◆ **Dataset excerpt**

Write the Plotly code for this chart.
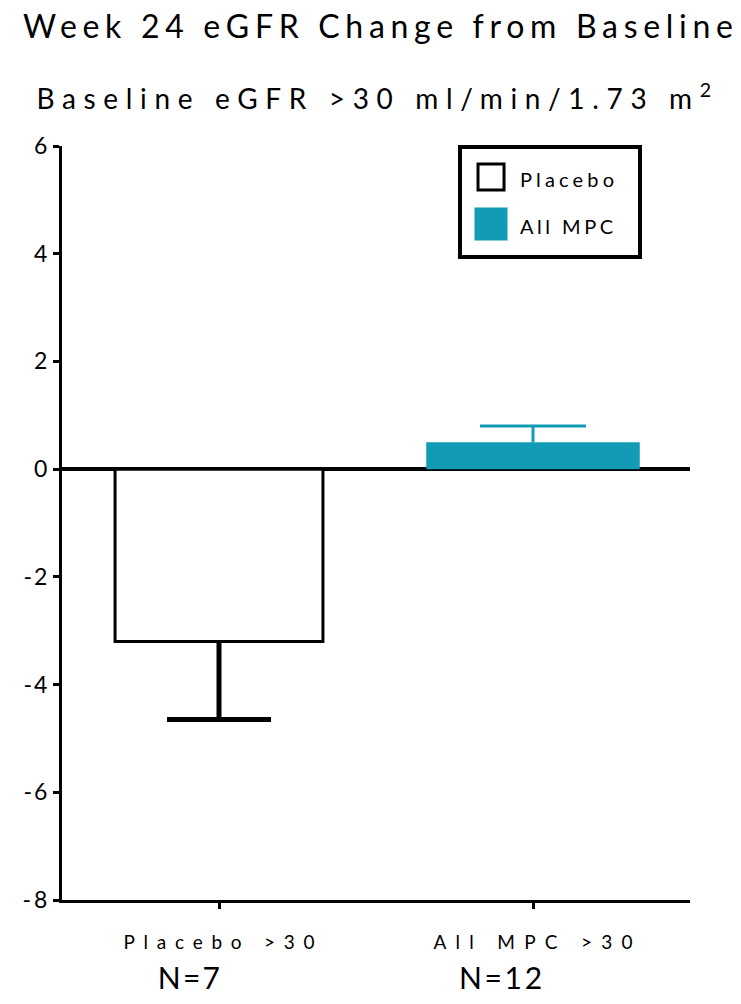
import json
import plotly.graph_objects as go

# ---- data ----
categories = ["Placebo >30", "All MPC >30"]
series_names = ["Placebo", "All MPC"]
means = [-3.2, 0.5]
err_plus = [0.0, 0.3]
err_minus = [1.45, 0.0]
n_labels = ["N=7", "N=12"]
y_tick_vals = [-8, -6, -4, -2, 0, 2, 4, 6]
y_tick_labels = ["-8", "-6", "-4", "-2", "0", "2", "4", "6"]
title_line1 = "Week 24 eGFR Change from Baseline"
title_line2 = "Baseline eGFR >30 ml/min/1.73 m<sup>2</sup>"

FONT = "Lato, 'Open Sans', sans-serif"
TEAL = "#129BB5"

fills = ["white", TEAL]
edge_colors = ["black", TEAL]
edge_widths = [3, 0]
err_colors = ["black", TEAL]
err_thick = [5, 3]
err_caps = [52, 53]
bar_widths = [0.662, 0.68]
n_shifts = [-30, -33]

fig = go.Figure()
for i in range(2):
    fig.add_trace(go.Bar(
        x=[categories[i]], y=[means[i]], name=series_names[i],
        width=[bar_widths[i]],
        legendgroup=series_names[i],
        marker=dict(color=fills[i], line=dict(color=edge_colors[i], width=edge_widths[i])),
        error_y=dict(type="data", symmetric=False, array=[err_plus[i]],
                     arrayminus=[err_minus[i]], color=err_colors[i],
                     thickness=err_thick[i], width=err_caps[i]),
    ))

for i in range(2):
    fig.add_annotation(x=categories[i], y=-0.102, xref="x", yref="paper",
                       text=n_labels[i], showarrow=False, xshift=n_shifts[i],
                       yanchor="middle", font=dict(family=FONT, size=30, color="black"))

fig.add_annotation(x=0.497, y=1.065, xref="paper", yref="paper", text=title_line2,
                   showarrow=False, yanchor="middle", xanchor="center",
                   font=dict(family=FONT, size=28, color="black"))

fig.update_layout(
    width=741, height=1004,
    margin=dict(l=62, r=51, t=146, b=104),
    paper_bgcolor="white", plot_bgcolor="white",
    barmode="overlay",
    title=dict(text=title_line1, x=0.51, y=0.973, xanchor="center", yanchor="middle",
               font=dict(family=FONT, size=32, color="black")),
    font=dict(family=FONT, color="black"),
    showlegend=True,
    legend=dict(x=0.6306, y=1.0013, xanchor="left", yanchor="top",
                bordercolor="black", borderwidth=4, bgcolor="white",
                font=dict(family=FONT, size=20, color="black"),
                tracegroupgap=18, itemwidth=48),
    xaxis=dict(range=[-0.5, 1.5], showline=True, linecolor="black", linewidth=3,
               ticks="outside", ticklen=6, tickwidth=3, tickcolor="black",
               showgrid=False, zeroline=False, ticklabelstandoff=17,
               tickfont=dict(family=FONT, size=19, color="black")),
    yaxis=dict(range=[-8, 6], tickvals=y_tick_vals, ticktext=y_tick_labels,
               showline=True, linecolor="black", linewidth=3,
               ticks="outside", ticklen=6, tickwidth=3, tickcolor="black",
               showgrid=False, zeroline=True, zerolinecolor="black", zerolinewidth=4,
               ticklabelstandoff=1,
               tickfont=dict(family=FONT, size=23, color="black")),
)

# target visible text widths (px) to reproduce the wide letter spacing of the original
targets = {
    "Week 24 eGFR Change from Baseline": 710,
    "Baseline eGFR >30 ml/min/1.73 m2": 690,
    "Placebo >30": 191,
    "All MPC >30": 199,
    "Placebo": 94,
    "All MPC": 93,
    "N=7": 62,
    "N=12": 83,
    "-2": 24, "-4": 24, "-6": 24, "-8": 25,
}
# which error-bar cap sits on the bar end (one-sided bars in the original)
hide_caps = ["top" if err_plus[i] == 0 else ("bottom" if err_minus[i] == 0 else "none")
             for i in range(2)]

post = """
document.body.style.margin = '0';
var gd = document.getElementById('{plot_id}');
var targets = """ + json.dumps(targets) + """;
var hideCaps = """ + json.dumps(hide_caps) + """;
gd.querySelectorAll('text').forEach(function(t){
  var s = t.textContent.replace(/\\u200b/g, '');
  if (!(s in targets)) return;
  var n = t.textContent.length;
  t.style.letterSpacing = '0px';
  var w = t.getComputedTextLength();
  var ls = (targets[s] - w) / (n - 1);
  if (ls <= 0) return;
  t.style.letterSpacing = ls + 'px';
  var anchor = t.getAttribute('text-anchor') || window.getComputedStyle(t).textAnchor || 'start';
  var shift = anchor === 'end' ? ls : (anchor === 'middle' ? ls / 2 : 0);
  if (shift) t.setAttribute('transform', (t.getAttribute('transform') || '') + ' translate(' + shift + ',0)');
});
// one-sided error bars: drop the cap lying on the bar end
var num = '(-?[0-9.eE+-]+)';
var re = new RegExp('^M' + num + ',' + num + 'h' + num + 'm-' + num + ',0V' + num + 'm-' + num + ',0h' + num + '$');
gd.querySelectorAll('.barlayer g.trace').forEach(function(tr, i){
  var mode = hideCaps[i];
  if (!mode || mode === 'none') return;
  tr.querySelectorAll('path.yerror').forEach(function(p){
    var d = (p.getAttribute('d') || '').replace(/\\s+/g, '');
    var m = d.match(re);
    if (!m) return;
    var x0 = +m[1], yh = +m[2], w2 = +m[3], w = w2 / 2, ys = +m[5];
    var xc = x0 + w;
    var nd;
    if (mode === 'top') {
      nd = 'M' + xc + ',' + yh + 'V' + ys + 'M' + x0 + ',' + ys + 'h' + w2;
    } else {
      nd = 'M' + x0 + ',' + yh + 'h' + w2 + 'M' + xc + ',' + yh + 'V' + ys;
    }
    p.setAttribute('d', nd);
  });
});
var lg = gd.querySelector('.legend');
if (lg) {
  var dw = 41, dh = 20, dy = 11;
  var grow = function(r){
    r.setAttribute('width', (+r.getAttribute('width')) + dw);
    r.setAttribute('height', (+r.getAttribute('height')) + dh);
  };
  lg.querySelectorAll('rect.bg').forEach(grow);
  document.querySelectorAll('clipPath[id^="legend"] rect').forEach(grow);
  lg.querySelectorAll('g.traces').forEach(function(g){
    g.setAttribute('transform', (g.getAttribute('transform') || '') + ' translate(0,' + dy + ')');
  });
  var sizes = [13, 16.5];
  var k = 0;
  lg.querySelectorAll('g.legendpoints path').forEach(function(p){
    var d = (p.getAttribute('d') || '').replace(/\\s+/g, '');
    if (d.indexOf('M6,6H-6V-6H6Z') !== 0) return;
    var h = sizes[k] || 13;
    p.setAttribute('d', 'M' + h + ',' + h + 'H-' + h + 'V-' + h + 'H' + h + 'Z');
    p.setAttribute('transform', (p.getAttribute('transform') || '') + ' translate(0,-2.5)');
    if (k === 0) p.style.strokeWidth = '3px';
    k += 1;
  });
}
"""

fig.write_html("out.html", post_script=post, config={"displayModeBar": False})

◆ **Set task**
Please set down each line of the data above exactly as written, without the pictures.

◆ **The response**
Write the Plotly code for this chart.
import json
import plotly.graph_objects as go

# ---- data ----
categories = ["Placebo >30", "All MPC >30"]
series_names = ["Placebo", "All MPC"]
means = [-3.2, 0.5]
err_plus = [0.0, 0.3]
err_minus = [1.45, 0.0]
n_labels = ["N=7", "N=12"]
y_tick_vals = [-8, -6, -4, -2, 0, 2, 4, 6]
y_tick_labels = ["-8", "-6", "-4", "-2", "0", "2", "4", "6"]
title_line1 = "Week 24 eGFR Change from Baseline"
title_line2 = "Baseline eGFR >30 ml/min/1.73 m<sup>2</sup>"

FONT = "Lato, 'Open Sans', sans-serif"
TEAL = "#129BB5"

fills = ["white", TEAL]
edge_colors = ["black", TEAL]
edge_widths = [3, 0]
err_colors = ["black", TEAL]
err_thick = [5, 3]
err_caps = [52, 53]
bar_widths = [0.662, 0.68]
n_shifts = [-30, -33]

fig = go.Figure()
for i in range(2):
    fig.add_trace(go.Bar(
        x=[categories[i]], y=[means[i]], name=series_names[i],
        width=[bar_widths[i]],
        legendgroup=series_names[i],
        marker=dict(color=fills[i], line=dict(color=edge_colors[i], width=edge_widths[i])),
        error_y=dict(type="data", symmetric=False, array=[err_plus[i]],
                     arrayminus=[err_minus[i]], color=err_colors[i],
                     thickness=err_thick[i], width=err_caps[i]),
    ))

for i in range(2):
    fig.add_annotation(x=categories[i], y=-0.102, xref="x", yref="paper",
                       text=n_labels[i], showarrow=False, xshift=n_shifts[i],
                       yanchor="middle", font=dict(family=FONT, size=30, color="black"))

fig.add_annotation(x=0.497, y=1.065, xref="paper", yref="paper", text=title_line2,
                   showarrow=False, yanchor="middle", xanchor="center",
                   font=dict(family=FONT, size=28, color="black"))

fig.update_layout(
    width=741, height=1004,
    margin=dict(l=62, r=51, t=146, b=104),
    paper_bgcolor="white", plot_bgcolor="white",
    barmode="overlay",
    title=dict(text=title_line1, x=0.51, y=0.973, xanchor="center", yanchor="middle",
               font=dict(family=FONT, size=32, color="black")),
    font=dict(family=FONT, color="black"),
    showlegend=True,
    legend=dict(x=0.6306, y=1.0013, xanchor="left", yanchor="top",
                bordercolor="black", borderwidth=4, bgcolor="white",
                font=dict(family=FONT, size=20, color="black"),
                tracegroupgap=18, itemwidth=48),
    xaxis=dict(range=[-0.5, 1.5], showline=True, linecolor="black", linewidth=3,
               ticks="outside", ticklen=6, tickwidth=3, tickcolor="black",
               showgrid=False, zeroline=False, ticklabelstandoff=17,
               tickfont=dict(family=FONT, size=19, color="black")),
    yaxis=dict(range=[-8, 6], tickvals=y_tick_vals, ticktext=y_tick_labels,
               showline=True, linecolor="black", linewidth=3,
               ticks="outside", ticklen=6, tickwidth=3, tickcolor="black",
               showgrid=False, zeroline=True, zerolinecolor="black", zerolinewidth=4,
               ticklabelstandoff=1,
               tickfont=dict(family=FONT, size=23, color="black")),
)

# target visible text widths (px) to reproduce the wide letter spacing of the original
targets = {
    "Week 24 eGFR Change from Baseline": 710,
    "Baseline eGFR >30 ml/min/1.73 m2": 690,
    "Placebo >30": 191,
    "All MPC >30": 199,
    "Placebo": 94,
    "All MPC": 93,
    "N=7": 62,
    "N=12": 83,
    "-2": 24, "-4": 24, "-6": 24, "-8": 25,
}
# which error-bar cap sits on the bar end (one-sided bars in the original)
hide_caps = ["top" if err_plus[i] == 0 else ("bottom" if err_minus[i] == 0 else "none")
             for i in range(2)]

post = """
document.body.style.margin = '0';
var gd = document.getElementById('{plot_id}');
var targets = """ + json.dumps(targets) + """;
var hideCaps = """ + json.dumps(hide_caps) + """;
gd.querySelectorAll('text').forEach(function(t){
  var s = t.textContent.replace(/\\u200b/g, '');
  if (!(s in targets)) return;
  var n = t.textContent.length;
  t.style.letterSpacing = '0px';
  var w = t.getComputedTextLength();
  var ls = (targets[s] - w) / (n - 1);
  if (ls <= 0) return;
  t.style.letterSpacing = ls + 'px';
  var anchor = t.getAttribute('text-anchor') || window.getComputedStyle(t).textAnchor || 'start';
  var shift = anchor === 'end' ? ls : (anchor === 'middle' ? ls / 2 : 0);
  if (shift) t.setAttribute('transform', (t.getAttribute('transform') || '') + ' translate(' + shift + ',0)');
});
// one-sided error bars: drop the cap lying on the bar end
var num = '(-?[0-9.eE+-]+)';
var re = new RegExp('^M' + num + ',' + num + 'h' + num + 'm-' + num + ',0V' + num + 'm-' + num + ',0h' + num + '$');
gd.querySelectorAll('.barlayer g.trace').forEach(function(tr, i){
  var mode = hideCaps[i];
  if (!mode || mode === 'none') return;
  tr.querySelectorAll('path.yerror').forEach(function(p){
    var d = (p.getAttribute('d') || '').replace(/\\s+/g, '');
    var m = d.match(re);
    if (!m) return;
    var x0 = +m[1], yh = +m[2], w2 = +m[3], w = w2 / 2, ys = +m[5];
    var xc = x0 + w;
    var nd;
    if (mode === 'top') {
      nd = 'M' + xc + ',' + yh + 'V' + ys + 'M' + x0 + ',' + ys + 'h' + w2;
    } else {
      nd = 'M' + x0 + ',' + yh + 'h' + w2 + 'M' + xc + ',' + yh + 'V' + ys;
    }
    p.setAttribute('d', nd);
  });
});
var lg = gd.querySelector('.legend');
if (lg) {
  var dw = 41, dh = 20, dy = 11;
  var grow = function(r){
    r.setAttribute('width', (+r.getAttribute('width')) + dw);
    r.setAttribute('height', (+r.getAttribute('height')) + dh);
  };
  lg.querySelectorAll('rect.bg').forEach(grow);
  document.querySelectorAll('clipPath[id^="legend"] rect').forEach(grow);
  lg.querySelectorAll('g.traces').forEach(function(g){
    g.setAttribute('transform', (g.getAttribute('transform') || '') + ' translate(0,' + dy + ')');
  });
  var sizes = [13, 16.5];
  var k = 0;
  lg.querySelectorAll('g.legendpoints path').forEach(function(p){
    var d = (p.getAttribute('d') || '').replace(/\\s+/g, '');
    if (d.indexOf('M6,6H-6V-6H6Z') !== 0) return;
    var h = sizes[k] || 13;
    p.setAttribute('d', 'M' + h + ',' + h + 'H-' + h + 'V-' + h + 'H' + h + 'Z');
    p.setAttribute('transform', (p.getAttribute('transform') || '') + ' translate(0,-2.5)');
    if (k === 0) p.style.strokeWidth = '3px';
    k += 1;
  });
}
"""

fig.write_html("out.html", post_script=post, config={"displayModeBar": False})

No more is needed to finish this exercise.